Fighters from the Islamic State of Iraq and the Levant (ISIL) group have killed 18 Iraqi soldiers in a suicide car attack north of Ramadi, continuing their counterattack after being driven from the city by Iraqi troops last month.
Military sources told Al Jazeera that Tuesday morning’s attack took place in the town of Al-Bu Dhiaab, just a few miles north of Anbar province’s capital.
Three ISIL suicide bombers attempted to attack members of the 39th brigade of the 10th army division, but two of their vehicles were demolished by anti-tank missiles, the military sources said.
The third bomber, however, managed to make his way to the gate of the army’s headquarters and detonate the explosives, killing at least 18 soldiers.

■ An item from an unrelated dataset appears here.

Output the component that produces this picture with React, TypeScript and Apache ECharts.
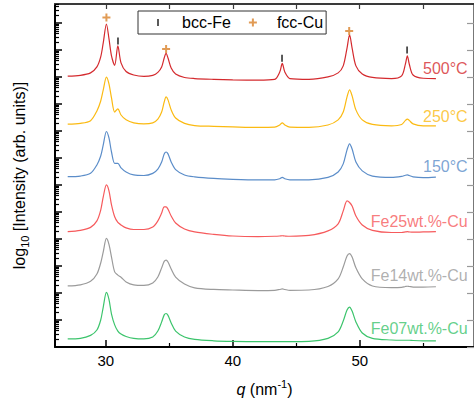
import React, { useEffect, useRef } from 'react';
import * as echarts from 'echarts';

// q grid (nm^-1) shared by all curves
const qGrid = [27, 28, 28.8, 29.3, 29.6, 29.8, 30.05, 30.25, 30.45, 30.7, 30.95, 31.2, 31.6, 32.2, 33, 33.7, 34.1, 34.4, 34.6, 34.75, 34.9, 35.15, 35.5, 36.2, 37, 38.5, 40, 42, 43.3, 43.7, 43.9, 44.1, 44.5, 46, 47.5, 48.3, 48.7, 49.0, 49.2, 49.4, 49.7, 50.2, 51, 52.5, 53.3, 53.6, 53.75, 53.9, 54.2, 55, 56];

// log10 intensity (offset) for each pattern
const log500 = [10.03, 10.06, 10.15, 10.37, 10.74, 11.26, 11.96, 11.42, 10.78, 10.43, 11.15, 10.52, 10.20, 10.07, 10.02, 10.06, 10.17, 10.37, 10.70, 10.87, 10.70, 10.33, 10.11, 9.98, 9.94, 9.91, 9.89, 9.88, 9.91, 10.18, 10.50, 10.18, 9.94, 9.91, 10.00, 10.15, 10.41, 11.07, 11.56, 11.07, 10.41, 10.11, 9.98, 9.94, 10.04, 10.48, 10.78, 10.48, 10.07, 9.95, 9.94];
const log250 = [8.25, 8.28, 8.38, 8.74, 9.11, 9.52, 9.99, 9.74, 9.22, 8.70, 8.82, 8.59, 8.41, 8.30, 8.26, 8.30, 8.44, 8.70, 9.07, 9.26, 9.15, 8.78, 8.48, 8.28, 8.20, 8.17, 8.15, 8.13, 8.14, 8.22, 8.30, 8.22, 8.14, 8.13, 8.22, 8.41, 8.70, 9.26, 9.52, 9.30, 8.78, 8.41, 8.24, 8.19, 8.24, 8.39, 8.44, 8.39, 8.26, 8.19, 8.19];
const log150 = [6.31, 6.33, 6.43, 6.74, 7.07, 7.48, 7.98, 7.74, 7.22, 6.80, 6.80, 6.63, 6.48, 6.37, 6.35, 6.43, 6.59, 6.85, 7.15, 7.22, 7.15, 6.85, 6.57, 6.37, 6.30, 6.24, 6.21, 6.19, 6.19, 6.23, 6.28, 6.23, 6.19, 6.19, 6.28, 6.48, 6.78, 7.30, 7.52, 7.33, 6.85, 6.52, 6.33, 6.28, 6.32, 6.36, 6.37, 6.35, 6.30, 6.27, 6.29];
const logFe25 = [4.27, 4.32, 4.43, 4.67, 5.07, 5.56, 6.00, 5.78, 5.26, 4.82, 4.61, 4.52, 4.41, 4.35, 4.35, 4.44, 4.67, 4.96, 5.19, 5.19, 5.10, 4.85, 4.59, 4.37, 4.26, 4.17, 4.11, 4.09, 4.10, 4.11, 4.12, 4.11, 4.10, 4.13, 4.30, 4.56, 5.04, 5.41, 5.35, 5.22, 4.85, 4.52, 4.32, 4.24, 4.24, 4.26, 4.27, 4.26, 4.25, 4.26, 4.27];
const logFe14 = [2.26, 2.30, 2.43, 2.70, 3.11, 3.52, 4.02, 3.80, 3.33, 2.78, 2.66, 2.58, 2.41, 2.30, 2.28, 2.37, 2.59, 2.93, 3.17, 3.22, 3.15, 2.89, 2.59, 2.33, 2.19, 2.13, 2.11, 2.09, 2.10, 2.13, 2.15, 2.13, 2.10, 2.11, 2.24, 2.52, 2.96, 3.37, 3.46, 3.33, 2.93, 2.52, 2.26, 2.20, 2.21, 2.24, 2.25, 2.24, 2.22, 2.22, 2.23];
const logFe07 = [0.30, 0.32, 0.43, 0.63, 1.00, 1.48, 2.02, 1.76, 1.22, 0.82, 0.59, 0.48, 0.39, 0.32, 0.30, 0.37, 0.59, 0.93, 1.19, 1.24, 1.17, 0.89, 0.59, 0.37, 0.28, 0.23, 0.21, 0.20, 0.20, 0.20, 0.20, 0.20, 0.20, 0.21, 0.32, 0.56, 0.96, 1.37, 1.48, 1.33, 0.93, 0.52, 0.32, 0.26, 0.25, 0.25, 0.25, 0.25, 0.24, 0.23, 0.23];

const curveNames = ['500°C', '250°C', '150°C', 'Fe25wt.%-Cu', 'Fe14wt.%-Cu', 'Fe07wt.%-Cu'];
const curveColors = ['#d42a2e', '#fbba12', '#5b8dc9', '#f65a5c', '#9b9b9b', '#3cc46c'];
const curveValues = [log500, log250, log150, logFe25, logFe14, logFe07];

// curve label anchors (right edge) in data units
const labelQ = 58.5;
const labelY = [10.30, 8.52, 6.68, 4.64, 2.63, 0.69];

// reflection markers
const cuQ = [30.05, 34.75, 49.17];
const cuY = [12.2, 11.03, 11.7];
const feQ = [30.96, 43.88, 53.73];
const feY = [11.33, 10.69, 11.0];

// axes
const xMin = 26;
const xMax = 59;
const xMajor = [30, 40, 50];
const xMinor = [35, 45, 55];
const xTop = [30, 35, 40, 45, 50, 55];
const yMin = 0;
const yMax = 12.7;
const yDecades = [0, 1, 2, 3, 4, 5, 6, 7, 8, 9, 10, 11, 12];
const minorFactors = [2, 3, 4, 5, 6, 7, 8, 9];

const FONT = '"Liberation Sans", Arial, sans-serif';
const PLUS = 'path://M3,0 L5,0 L5,3 L8,3 L8,5 L5,5 L5,8 L3,8 L3,5 L0,5 L0,3 L3,3 Z';
const BAR = 'path://M0,0 L0,0 M3.1,0.5 L4.9,0.5 L4.9,7.5 L3.1,7.5 Z M8,8 L8,8';

export default function App() {
  const ref = useRef<HTMLDivElement>(null);
  useEffect(() => {
    if (!ref.current) return;
    const chart = echarts.init(ref.current, null, { renderer: 'svg' });
    const yMinor = yDecades
      .flatMap((d) => minorFactors.map((k) => d + Math.log10(k)))
      .filter((v) => v <= yMax);

    const lineSeries = curveValues.map((vals, i) => ({
      type: 'line',
      name: curveNames[i],
      data: qGrid.map((q, j) => [q, vals[j]]),
      showSymbol: false,
      symbol: 'none',
      smooth: 0.3,
      lineStyle: { color: curveColors[i], width: 1.2 },
      itemStyle: { color: curveColors[i] },
      silent: true,
      z: 2,
    }));

    const labelSeries = curveNames.map((n, i) => ({
      type: 'scatter',
      name: n + ' label',
      data: [[labelQ, labelY[i]]],
      symbolSize: 0,
      silent: true,
      label: {
        show: true,
        position: 'left',
        distance: 0,
        formatter: n,
        color: curveColors[i],
        fontSize: 16,
        fontFamily: FONT,
      },
      z: 3,
    }));

    const option = {
      animation: false,
      backgroundColor: '#fff',
      textStyle: { fontFamily: FONT },
      grid: { left: 55, top: 4, right: -5, bottom: 56, containLabel: false },
      legend: {
        data: [
          { name: 'bcc-Fe', icon: BAR },
          { name: 'fcc-Cu', icon: PLUS },
        ],
        left: 138,
        top: 11,
        orient: 'horizontal',
        itemWidth: 8,
        itemHeight: 8,
        itemGap: 18,
        padding: [3, 3, 3, 16],
        borderColor: '#333',
        borderWidth: 1,
        selectedMode: false,
        textStyle: { fontSize: 16, color: '#000', fontFamily: FONT, lineHeight: 17, padding: [0, 0, 0, 15] },
      },
      xAxis: [
        {
          type: 'value',
          min: xMin,
          max: xMax,
          position: 'bottom',
          name: '{q|q}{a| (nm}{sup|-1}{a|)}',
          nameLocation: 'middle',
          nameGap: 31,
          nameTextStyle: {
            color: '#000',
            fontSize: 16,
            fontFamily: FONT,
            rich: {
              q: { fontStyle: 'italic', fontSize: 16, lineHeight: 22, verticalAlign: 'middle', fontFamily: FONT, color: '#000' },
              a: { fontSize: 16, lineHeight: 22, verticalAlign: 'middle', fontFamily: FONT, color: '#000' },
              sup: { fontSize: 11, lineHeight: 13, verticalAlign: 'top', fontFamily: FONT, color: '#000' },
            },
          },
          axisLine: { show: true, onZero: false, lineStyle: { color: '#000', width: 2 } },
          axisTick: { show: true, inside: true, length: 7, customValues: xMajor, lineStyle: { color: '#000', width: 1.5 } },
          axisLabel: { show: true, customValues: xMajor, fontSize: 15, color: '#000', margin: 6, fontFamily: FONT },
          splitLine: { show: false },
          minorTick: { show: false },
        },
        {
          type: 'value',
          min: xMin,
          max: xMax,
          position: 'bottom',
          axisLine: { show: false, onZero: false },
          axisTick: { show: true, inside: true, length: 4, customValues: xMinor, lineStyle: { color: '#000', width: 1.2 } },
          axisLabel: { show: false },
          splitLine: { show: false },
        },
        {
          type: 'value',
          min: xMin,
          max: xMax,
          position: 'top',
          axisLine: { show: true, onZero: false, lineStyle: { color: '#3a3a3a', width: 2 } },
          axisTick: { show: true, inside: true, length: 5, customValues: xTop, lineStyle: { color: '#3a3a3a', width: 1.2 } },
          axisLabel: { show: false },
          splitLine: { show: false },
        },
      ],
      yAxis: [
        {
          type: 'value',
          min: yMin,
          max: yMax,
          position: 'left',
          name: '{a|log}{sub|10}{a| [Intensity (arb. units)]}',
          nameLocation: 'middle',
          nameGap: 25,
          nameTextStyle: {
            color: '#000',
            fontSize: 16,
            fontFamily: FONT,
            rich: {
              a: { fontSize: 16, lineHeight: 22, verticalAlign: 'middle', fontFamily: FONT, color: '#000' },
              sub: { fontSize: 11, lineHeight: 13, verticalAlign: 'bottom', fontFamily: FONT, color: '#000' },
            },
          },
          axisLine: { show: true, onZero: false, lineStyle: { color: '#000', width: 2 } },
          axisTick: { show: true, inside: true, length: 7, customValues: yDecades, lineStyle: { color: '#000', width: 1.5 } },
          axisLabel: { show: false },
          splitLine: { show: false },
        },
        {
          type: 'value',
          min: yMin,
          max: yMax,
          position: 'left',
          axisLine: { show: false, onZero: false },
          axisTick: { show: true, inside: true, length: 4, customValues: yMinor, lineStyle: { color: '#000', width: 1.2 } },
          axisLabel: { show: false },
          splitLine: { show: false },
        },
        {
          type: 'value',
          min: yMin,
          max: yMax,
          position: 'right',
          axisLine: { show: true, onZero: false, lineStyle: { color: '#777', width: 2 } },
          axisTick: { show: true, inside: true, length: 7, customValues: yDecades, lineStyle: { color: '#999', width: 1.2 } },
          axisLabel: { show: false },
          splitLine: { show: false },
        },
      ],
      series: [
        ...lineSeries,
        ...labelSeries,
        {
          type: 'scatter',
          name: 'bcc-Fe',
          data: feQ.map((q, i) => [q, feY[i]]),
          symbol: BAR,
          symbolSize: 8,
          symbolKeepAspect: true,
          itemStyle: { color: '#1a1a1a' },
          silent: true,
          z: 4,
        },
        {
          type: 'scatter',
          name: 'fcc-Cu',
          data: cuQ.map((q, i) => [q, cuY[i]]),
          symbol: PLUS,
          symbolSize: 8,
          symbolKeepAspect: true,
          itemStyle: { color: '#d9822b' },
          silent: true,
          z: 4,
        },
      ],
    };
    chart.setOption(option as any);
    return () => chart.dispose();
  }, []);
  return (
    <div style={{ position: 'absolute', left: 0, top: 0, width: 474, height: 403, overflow: 'hidden', background: '#fff' }}>
      <div ref={ref} style={{ width: 474, height: 403 }} />
    </div>
  );
}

Al Jazeera’s Imran Khan, reporting from Baghdad, said: “This is a major blow for the Iraqi Security Forces (ISF). The north of Ramadi was supposed to be secure.”
He said that it was too early to say that ISIL’s recent attacks against Iraqi forces around Ramadi could be labelled a “resurgence”.
“What we do know is that ISIL is able to mount attacks because they are a lot more nimble,” our correspondent said.
The Iraqi army declared Ramadi liberated in early January after a major offensive reclaimed government offices in the city centre.
But since then, Iraqi forces have faced continued attacks from ISIL and fierce resistance in areas it holds in Ramadi’s suburbs – with dozens of Iraqi soldiers killed in attacks last week.
Elsewhere, in Ramadi’s eastern Shujirayah neighbourhood, Iraqi forces were attempting to clear about 300 ISIL fighters believed to be holed up there.
“This is the fourth time Iraqi forces have mounted an offensive to take these eastern neighbourhoods, the last remaining pocket of ISIL fighters,” Al Jazeera’s Khan said.
He said booby traps set by ISIL have so far slowed the advance.
Trapped in Falluja
Tens of thousands of trapped Iraqi civilians are running out of food and medicine in the western city of Falluja, an ISIL stronghold under siege by security forces, according to local officials and residents.
The Iraqi army, police and Iranian-backed Shia militias – backed by air strikes from a US-led coalition – imposed a near total siege late last year on Falluja, located 50 km west of Baghdad in the Euphrates river valley.
The city’s population is suffering from a shortage of food, medicine and fuel, residents and officials told the Reuters news agency by phone, and media reports said several people had died due to starvation and poor medical care. Insecurity and poor communications inside the city make those reports difficult to verify.
Sohaib al-Rawi, the governor of Anbar province where Falluja is located, appealed to the coalition to air-drop humanitarian supplies to the trapped civilians. He said this was the only way to deliver aid after ISIL mined the entrances to the city and stopped people leaving.
“No force can enter and secure (the delivery) … There is no option but for airplanes to transport aid,” he said in an interview with al-Hadath TV late on Monday, adding the situation was deteriorating by the day.